4.7 In Summary
Jemma Llewellyn; Erin Kelly; Sara Humphreys; Tina Bebbington; Nancy Ami; and Natalie Boldt
We hope you now understand that research and citing are common practices in your everyday life. You look up what you want to know and prove what you are saying by citing sources, in a range of situations. For example:
- You use Google to look up where the latest Bond movie is playing. You find out that it’s at a drive in. You text a friend to tell them the location of the drive in and show times, and you say you found out this information from a website. You just did research and cited a source.
- You and a couple of friends want to live in Fernwood (a funky neighbourhood in Victoria, B.C.), so you decide to look up the rents on a reliable website. You discover the rents are quite pricey and you tell your friends. You just did research and cited a source.
The research and citation practices associated with academic writing aren’t completely different from these everyday functions of research and citation. That said, because academic research has important implications in academic communities and for society at large, it requires more exactness and depth.

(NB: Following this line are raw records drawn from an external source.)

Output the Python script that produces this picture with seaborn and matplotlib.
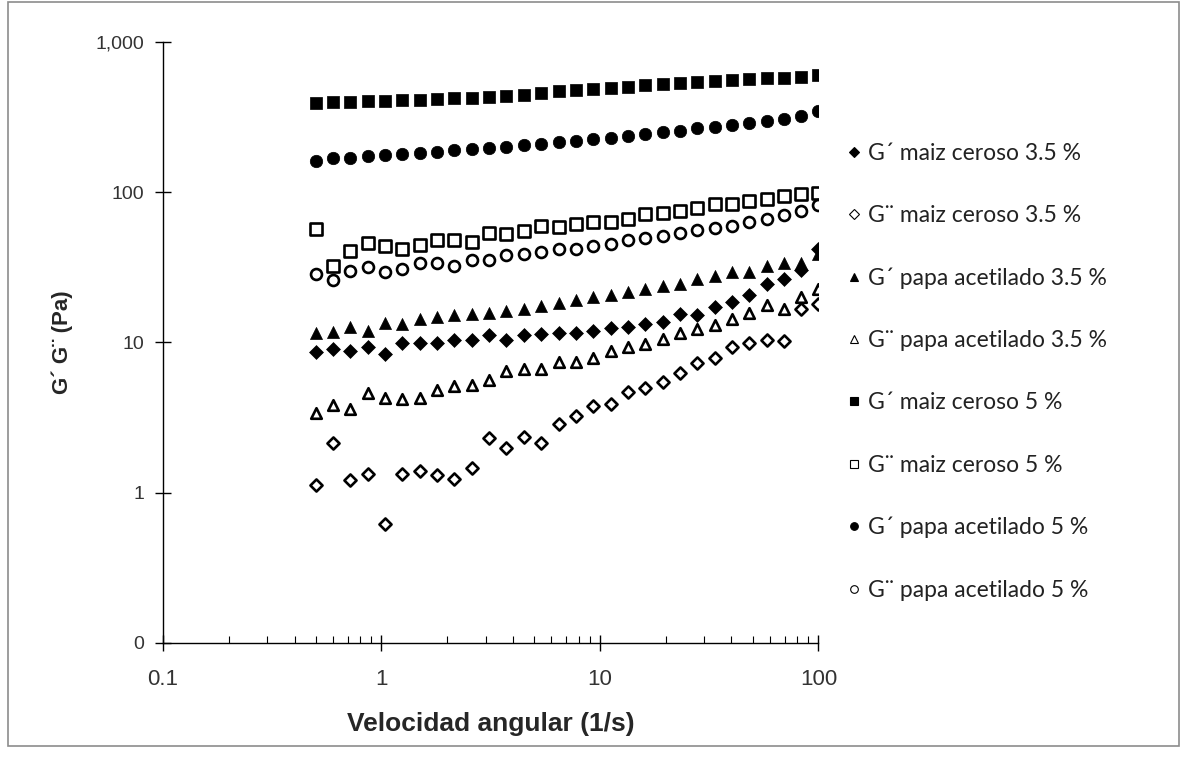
import numpy as np
import pandas as pd
import matplotlib
matplotlib.use('Agg')
import matplotlib.pyplot as plt
import matplotlib.ticker as mticker
from matplotlib.lines import Line2D
from matplotlib.patches import Rectangle
import seaborn as sns

# angular frequency (1/s), 30 points per sweep
freq = [0.5, 0.6, 0.721, 0.865, 1.039, 1.247, 1.497, 1.798, 2.158, 2.591,
        3.111, 3.735, 4.485, 5.384, 6.465, 7.762, 9.319, 11.19, 13.43, 16.13,
        19.36, 23.25, 27.91, 33.51, 40.23, 48.30, 57.99, 69.63, 83.59, 100.0]

g1_maiz_35 = [8.65, 8.97, 8.78, 9.25, 8.35, 9.84, 9.93, 9.84, 10.45, 10.35,
              11.2, 10.35, 11.2, 11.3, 11.5, 11.6, 11.9, 12.4, 12.7, 13.2,
              13.7, 15.4, 15.2, 17.1, 18.6, 20.6, 24.3, 26.3, 30.5, 42.1]
g2_maiz_35 = [1.12, 2.13, 1.21, 1.34, 0.62, 1.34, 1.40, 1.31, 1.23, 1.45,
              2.30, 1.99, 2.35, 2.13, 2.85, 3.23, 3.77, 3.92, 4.65, 4.94,
              5.46, 6.27, 7.31, 7.82, 9.33, 9.84, 10.35, 10.2, 16.6, 18.1]
g1_papa_35 = [11.5, 11.7, 12.7, 11.9, 13.4, 13.2, 14.2, 14.8, 15.2, 15.4,
              15.6, 16.2, 16.8, 17.4, 18.3, 19.1, 20.1, 20.6, 21.7, 22.8,
              23.7, 24.6, 26.3, 27.6, 29.4, 29.4, 32.1, 33.8, 33.5, 38.6]
g2_papa_35 = [3.37, 3.82, 3.63, 4.57, 4.24, 4.17, 4.24, 4.81, 5.11, 5.19,
              5.61, 6.47, 6.70, 6.70, 7.42, 7.42, 7.82, 8.79, 9.25, 9.73,
              10.6, 11.5, 12.2, 13.0, 14.4, 15.8, 17.7, 16.8, 20.1, 22.8]
g1_maiz_5 = [392, 395, 395, 402, 402, 412, 412, 417, 423, 423,
             430, 434, 446, 457, 470, 475, 482, 489, 499, 512,
             520, 529, 540, 548, 554, 562, 571, 577, 586, 601]
g2_maiz_5 = [56.6, 32.1, 40.4, 45.9, 43.8, 41.5, 44.3, 47.8, 47.8, 46.6,
             53.8, 53.0, 54.9, 59.3, 58.6, 61.8, 63.3, 63.3, 65.9, 71.1,
             73.1, 74.9, 78.9, 82.9, 83.9, 86.9, 90.6, 94.8, 97.7, 99.3]
g1_papa_5 = [162, 169, 169, 174, 176, 178, 183, 185, 190, 195,
             198, 200, 205, 208, 216, 219, 225, 230, 237, 243,
             250, 256, 266, 273, 280, 287, 295, 307, 319, 344]
g2_papa_5 = [28.4, 26.2, 29.9, 31.5, 29.4, 31.0, 33.5, 33.5, 32.1, 35.2,
             35.2, 38.0, 39.0, 40.0, 41.5, 41.5, 43.8, 44.8, 47.8, 49.5,
             51.1, 53.5, 55.7, 58.1, 59.6, 63.3, 65.9, 70.1, 74.5, 81.7]

labels = ['G´ maiz ceroso 3.5 %', 'G¨ maiz ceroso 3.5 %',
          'G´ papa acetilado 3.5 %', 'G¨ papa acetilado 3.5 %',
          'G´ maiz ceroso 5 %', 'G¨ maiz ceroso 5 %',
          'G´ papa acetilado 5 %', 'G¨ papa acetilado 5 %']
series = [g1_maiz_35, g2_maiz_35, g1_papa_35, g2_papa_35,
          g1_maiz_5, g2_maiz_5, g1_papa_5, g2_papa_5]

# marker, filled?, size (pt^2)
styles = [('D', True, 50), ('D', False, 38), ('^', True, 75), ('^', False, 58),
          ('s', True, 85), ('s', False, 68), ('o', True, 80), ('o', False, 62)]

df = pd.concat([pd.DataFrame({'freq': freq, 'G': vals, 'serie': lab})
                for lab, vals in zip(labels, series)], ignore_index=True)

sns.set_style('white')
plt.rcParams['font.family'] = ['Liberation Sans', 'DejaVu Sans']

fig = plt.figure(figsize=(11.81, 7.60), dpi=100)
ax = fig.add_axes([0.138, 0.154, 0.555, 0.791])

for lab, (mk, filled, size) in zip(labels, styles):
    sub = df[df['serie'] == lab]
    if filled:
        sns.scatterplot(data=sub, x='freq', y='G', ax=ax, marker=mk, s=size,
                        color='black', edgecolor='black', linewidth=0.5,
                        legend=False)
    else:
        sns.scatterplot(data=sub, x='freq', y='G', ax=ax, marker=mk, s=size,
                        facecolor='white', edgecolor='black', linewidth=1.9,
                        legend=False)

ax.set_xscale('log')
ax.set_yscale('log')
ax.set_xlim(0.1, 100)
ax.set_ylim(0.1, 1000)

ax.yaxis.set_major_locator(mticker.FixedLocator([0.1, 1, 10, 100, 1000]))
ax.yaxis.set_major_formatter(mticker.FixedFormatter(['0', '1', '10', '100', '1,000']))
ax.yaxis.set_minor_locator(mticker.NullLocator())
ax.xaxis.set_major_locator(mticker.FixedLocator([0.1, 1, 10, 100]))
ax.xaxis.set_major_formatter(mticker.FixedFormatter(['0.1', '1', '10', '100']))
ax.xaxis.set_minor_locator(mticker.LogLocator(base=10, subs=np.arange(2, 10)))
ax.xaxis.set_minor_formatter(mticker.NullFormatter())

for side in ['top', 'right']:
    ax.spines[side].set_visible(False)
for side in ['left', 'bottom']:
    ax.spines[side].set_color('black')
    ax.spines[side].set_linewidth(1.0)

ax.tick_params(bottom=True, left=True, which='both')
ax.tick_params(axis='both', which='major', direction='inout', length=11,
               width=1, color='black', labelcolor='#333333')
ax.tick_params(axis='y', which='major', labelsize=14, pad=8)
ax.tick_params(axis='x', which='major', labelsize=16, pad=13)
ax.tick_params(axis='x', which='minor', direction='in', length=5,
               width=0.8, color='black')

ax.set_xlabel('Velocidad angular (1/s)', fontsize=19, fontweight='bold', labelpad=16)
ax.set_ylabel('G´ G¨ (Pa)', fontsize=16, fontweight='bold', labelpad=16)

handles = []
for lab, (mk, filled, size) in zip(labels, styles):
    handles.append(Line2D([], [], linestyle='none', marker=mk, markersize=5.5,
                          markerfacecolor='black' if filled else 'white',
                          markeredgecolor='black', markeredgewidth=0.8,
                          label=lab))
fig.legend(handles=handles, loc='upper left', bbox_to_anchor=(0.7, 0.839),
           frameon=False, handlelength=0.6, handletextpad=0.3,
           labelspacing=1.8, prop={'family': ['Lato', 'DejaVu Sans'], 'size': 16.5},
           labelcolor='#222222')

fig.patches.append(Rectangle((0.007, 0.018), 0.991, 0.979, transform=fig.transFigure,
                             fill=False, edgecolor='#8c8c8c', linewidth=1.2))

fig.savefig('out.png', dpi=100)
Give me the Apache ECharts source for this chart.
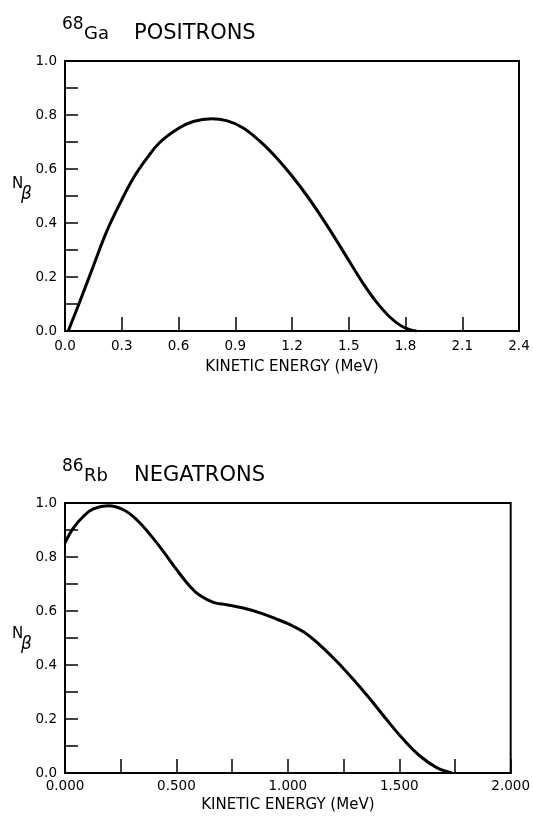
<!DOCTYPE html>
<html>
<head>
<meta charset="utf-8">
<script src="https://cdn.jsdelivr.net/npm/echarts@6/dist/echarts.min.js"></script>
<style>
  html, body { margin: 0; padding: 0; background: #fff; }
  #chart { width: 533px; height: 819px; }
</style>
</head>
<body>
<div id="chart"></div>
<script>
// 68Ga positron spectrum (kinetic energy in MeV, relative N_beta)
const gaEnergy = [0.017, 0.079, 0.150, 0.220, 0.296, 0.361, 0.432, 0.502, 0.599, 0.678,
  0.775, 0.854, 0.940, 1.030, 1.120, 1.200, 1.280, 1.360, 1.440, 1.510,
  1.580, 1.650, 1.720, 1.790, 1.858];
const gaCounts = [0.000, 0.110, 0.241, 0.368, 0.480, 0.566, 0.639, 0.699, 0.750, 0.776,
  0.786, 0.779, 0.753, 0.703, 0.640, 0.574, 0.500, 0.418, 0.330, 0.250,
  0.172, 0.104, 0.050, 0.014, 0.000];

// 86Rb negatron spectrum
const rbEnergy = [0.000, 0.037, 0.082, 0.127, 0.194, 0.262, 0.322, 0.382, 0.441, 0.501,
  0.561, 0.606, 0.666, 0.726, 0.800, 0.875, 0.950, 1.000, 1.070, 1.145,
  1.220, 1.294, 1.369, 1.444, 1.518, 1.593, 1.668, 1.736];
const rbCounts = [0.852, 0.907, 0.950, 0.978, 0.990, 0.975, 0.938, 0.883, 0.821, 0.753,
  0.691, 0.657, 0.632, 0.623, 0.611, 0.593, 0.570, 0.553, 0.523, 0.473,
  0.413, 0.346, 0.274, 0.197, 0.125, 0.063, 0.020, 0.000];

const yTicks = { min: 0, max: 1, interval: 0.2 };
const gaXTicks = { min: 0, max: 2.4, interval: 0.3 };
const rbXTicks = { min: 0, max: 2, interval: 0.5 };

const FONT = 'DejaVu Sans';
const zip = (xs, ys) => xs.map((x, i) => [x, ys[i]]);

function xAxisFor(gridIndex, ticks, digits, minor, labelGap, nameGap) {
  return {
    type: 'value',
    gridIndex,
    min: ticks.min,
    max: ticks.max,
    interval: ticks.interval,
    name: 'KINETIC ENERGY (MeV)',
    nameLocation: 'middle',
    nameGap,
    nameTextStyle: { color: '#000', fontFamily: FONT, fontSize: 15 },
    axisLine: { show: true, lineStyle: { color: '#000', width: 2 } },
    axisTick: { show: true, inside: true, length: 14, lineStyle: { color: '#000', width: 1.5 } },
    minorTick: { show: minor, splitNumber: 2, length: 14, lineStyle: { color: '#000', width: 1.5 } },
    axisLabel: {
      color: '#000', fontFamily: FONT, fontSize: 13.5, margin: labelGap,
      formatter: v => v.toFixed(digits)
    },
    splitLine: { show: false }
  };
}

function yAxisFor(gridIndex) {
  return {
    type: 'value',
    gridIndex,
    min: yTicks.min,
    max: yTicks.max,
    interval: yTicks.interval,
    axisLine: { show: true, lineStyle: { color: '#000', width: 2 } },
    axisTick: { show: true, inside: true, length: 13, lineStyle: { color: '#000', width: 1.5 } },
    minorTick: { show: true, splitNumber: 2, length: 13, lineStyle: { color: '#000', width: 1.5 } },
    axisLabel: {
      color: '#000', fontFamily: FONT, fontSize: 13.5, margin: 8,
      formatter: v => v.toFixed(1)
    },
    splitLine: { show: false }
  };
}

// title pieces (offset dy) and the N-beta axis name (offset ny) for one panel
function panelText(dy, ny, mass, element, kind) {
  const txt = (x, y, text, size, extra) => ({
    type: 'text', left: x, top: y,
    style: Object.assign({ text, fill: '#000', font: size + 'px "' + FONT + '"' }, extra || {})
  });
  return [
    txt(62, 16 + dy, mass, 17),
    txt(84, 25 + dy, element, 18),
    txt(134, 23 + dy, kind, 21),
    txt(12, 177 + ny, 'N', 15),
    txt(21, 186 + ny, 'β', 17, { font: 'italic 17px "' + FONT + '"' })
  ];
}

const chart = echarts.init(document.getElementById('chart'), null, { renderer: 'canvas' });

chart.setOption({
  animation: false,
  backgroundColor: '#fff',
  grid: [
    { left: 65, right: 14, top: 61, height: 270, show: true, borderColor: '#000', borderWidth: 2 },
    { left: 65, right: 22, top: 503, height: 270, show: true, borderColor: '#000', borderWidth: 2 }
  ],
  xAxis: [
    xAxisFor(0, gaXTicks, 1, false, 8, 29),
    xAxisFor(1, rbXTicks, 3, true, 6, 25)
  ],
  yAxis: [yAxisFor(0), yAxisFor(1)],
  graphic: [].concat(
    panelText(0, 0, '68', 'Ga', 'POSITRONS'),
    panelText(442, 450, '86', 'Rb', 'NEGATRONS')
  ),
  series: [
    {
      type: 'line', xAxisIndex: 0, yAxisIndex: 0,
      data: zip(gaEnergy, gaCounts),
      smooth: 0.4, showSymbol: false,
      lineStyle: { color: '#000', width: 3 }
    },
    {
      type: 'line', xAxisIndex: 1, yAxisIndex: 1,
      data: zip(rbEnergy, rbCounts),
      smooth: 0.4, showSymbol: false,
      lineStyle: { color: '#000', width: 3 }
    }
  ]
});
</script>
</body>
</html>
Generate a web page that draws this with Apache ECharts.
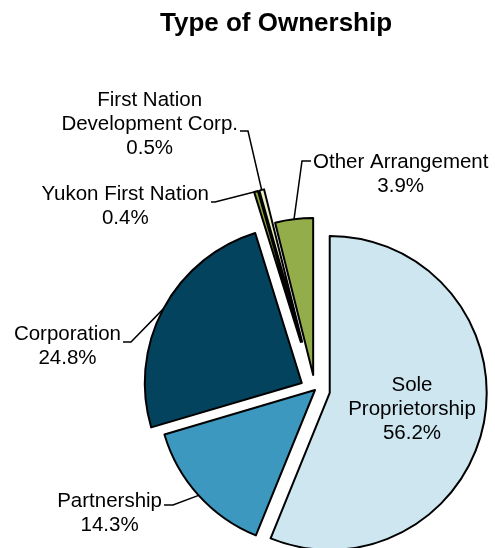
<!DOCTYPE html>
<html>
<head>
<meta charset="utf-8">
<script src="https://cdn.jsdelivr.net/npm/echarts@6/dist/echarts.min.js"></script>
<style>
  html, body { margin: 0; padding: 0; background: #fff; }
  #chart { width: 495px; height: 548px; }
</style>
</head>
<body>
<div id="chart"></div>
<script>
// data, clockwise from 12 o'clock
const names = ["Sole\nProprietorship", "Partnership", "Corporation", "Yukon First Nation", "First Nation\nDevelopment Corp.", "Other Arrangement"];
const values = [56.2, 14.3, 24.8, 0.4, 0.5, 3.9];
const colors = ["#cde6f0", "#3d98bf", "#03435e", "#8fa83c", "#e8eec0", "#93ad4a"];
const explode = [15, 0, 15, 50, 50, 15];

// label placement (text block anchor + where the leader line meets it)
const spots = [
  { x: 412, y: 409, align: "center" },
  { x: 162, y: 513, align: "right", lineY: 505, elbow: 9 },
  { x: 121, y: 346, align: "right", lineY: 342, elbow: 8 },
  { x: 209, y: 206, align: "right", lineY: 202, elbow: 4 },
  { x: 238, y: 124, align: "right", lineY: 131, elbow: 8 },
  { x: 313, y: 174, align: "left", lineY: 161, elbow: 9 }
];

const center = [315, 390];
const radius = 157;
const font = "Liberation Sans, Arial, sans-serif";

const total = values.reduce((a, b) => a + b, 0);
let acc = 0;

const series = values.map((v, i) => {
  const mid = (acc + v / 2) / total * 2 * Math.PI;
  acc += v;
  const cx = center[0] + explode[i] * Math.sin(mid);
  const cy = center[1] - explode[i] * Math.cos(mid);
  return {
    type: "pie",
    center: [cx, cy],
    radius: radius,
    startAngle: 90,
    clockwise: true,
    silent: true,
    animation: false,
    avoidLabelOverlap: false,
    label: {
      position: i === 0 ? "inside" : "outside",
      formatter: p => p.name.split("\n").concat(p.value.toFixed(1) + "%").map(s => "{c|" + s + "}").join("\n"),
      rich: {
        c: { align: "center", fontFamily: font, fontSize: 20.5, lineHeight: 24, color: "#000" }
      }
    },
    labelLine: { lineStyle: { color: "#000", width: 1.5 } },
    labelLayout: function (p) {
      const s = spots[p.dataIndex];
      const out = { x: s.x, y: s.y, align: s.align, verticalAlign: "middle" };
      if (s.lineY != null && p.labelLinePoints) {
        const side = s.align === "right" ? 1 : -1;
        const endX = s.x + side * 2;
        out.labelLinePoints = [p.labelLinePoints[0], [endX + side * s.elbow, s.lineY], [endX, s.lineY]];
      }
      return out;
    },
    data: values.map((w, j) => ({
      name: names[j],
      value: w,
      itemStyle: j === i
        ? { color: colors[j], borderColor: "#000", borderWidth: 2 }
        : { color: "rgba(0,0,0,0)", borderWidth: 0 },
      label: { show: j === i },
      labelLine: { show: j === i && i !== 0 }
    }))
  };
});

const chart = echarts.init(document.getElementById("chart"));
chart.setOption({
  backgroundColor: "#fff",
  title: {
    text: "Type of Ownership",
    left: 155,
    top: 6,
    textStyle: { fontFamily: font, fontWeight: "bold", fontSize: 26, color: "#000" }
  },
  series: series
});
</script>
</body>
</html>
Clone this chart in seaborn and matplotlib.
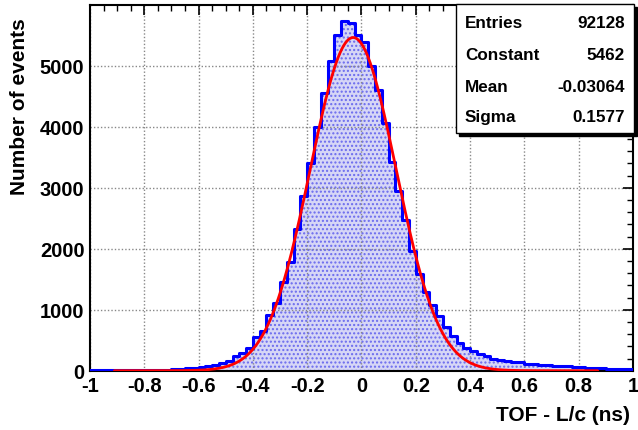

If we were to take the Fernwood example and apply an academic approach, then you might decide to investigate rent increases in Fernwood in the past thirty years and cite statistics. Then you could look up information about rent control advocacy in Victoria in a library database. Your findings based on these sources are more reliable than the everyday research you usually perform because academia produces reliable, ethical, and authoritative information. Academic research is trusted and cited by a wide-range of stakeholders—from journalists to politicians to everyday folk. We hope you now have an understanding of why research and citation practice is vital to both your everyday and academic lives.